The volleyball team has its own plan for yearly fundraising, as does each Hillsdale College sports team. The swimming coach hosts kids’ swim nights. The baseball team does the parking at football games and big track events.
An interview with Laura Klutsarits, women’s softball coach at nearby Siena Heights University, a Catholic institution comparable to Hillsdale in size, revealed similar fundraising strategies. Klutsarits’ assistant coach worked at Hillsdale College for one year and learned about the men’s basketball reverse raffle here. Now, Siena’s annual reverse raffle is the softball team’s biggest fundraiser, bringing in about $15,000.
Fundraising is something Siena coaches tell their players about before they even start school there.

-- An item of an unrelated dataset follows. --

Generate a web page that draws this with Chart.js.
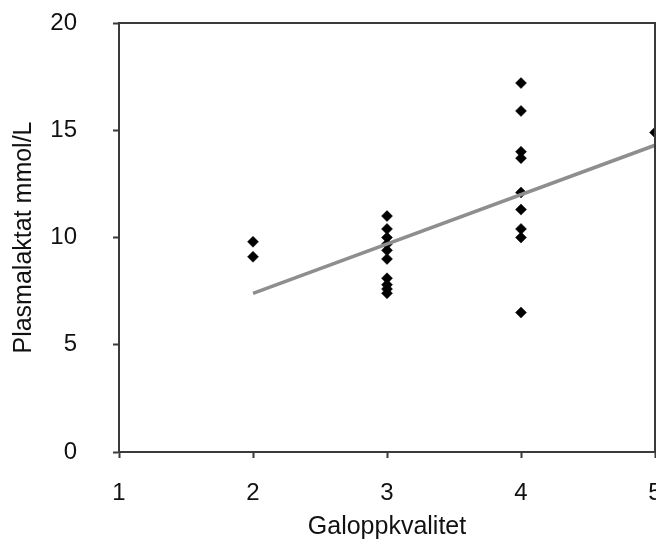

“You have to have buy-in from all of your players,” Kutsarits said. “The reverse raffle is something we talk about through the recruiting process so that students who are coming here know that this is something they’re going to have to do. We require x amount of tickets per student, and they’re responsible for that. Whether they’re buying them themselves or whether they’re selling them is totally up to them.”
Several of Siena’s sports teams work concession stands for NASCAR races at Michigan International Speedway. The teams send between 70 and 80 students there during weekends of NASCAR’s summer season.
“Fundraising is such a vital part of being on a sports team,” Charger sophomore and swimmer Hannah Leitner said. “It’s kind of our way of giving back.”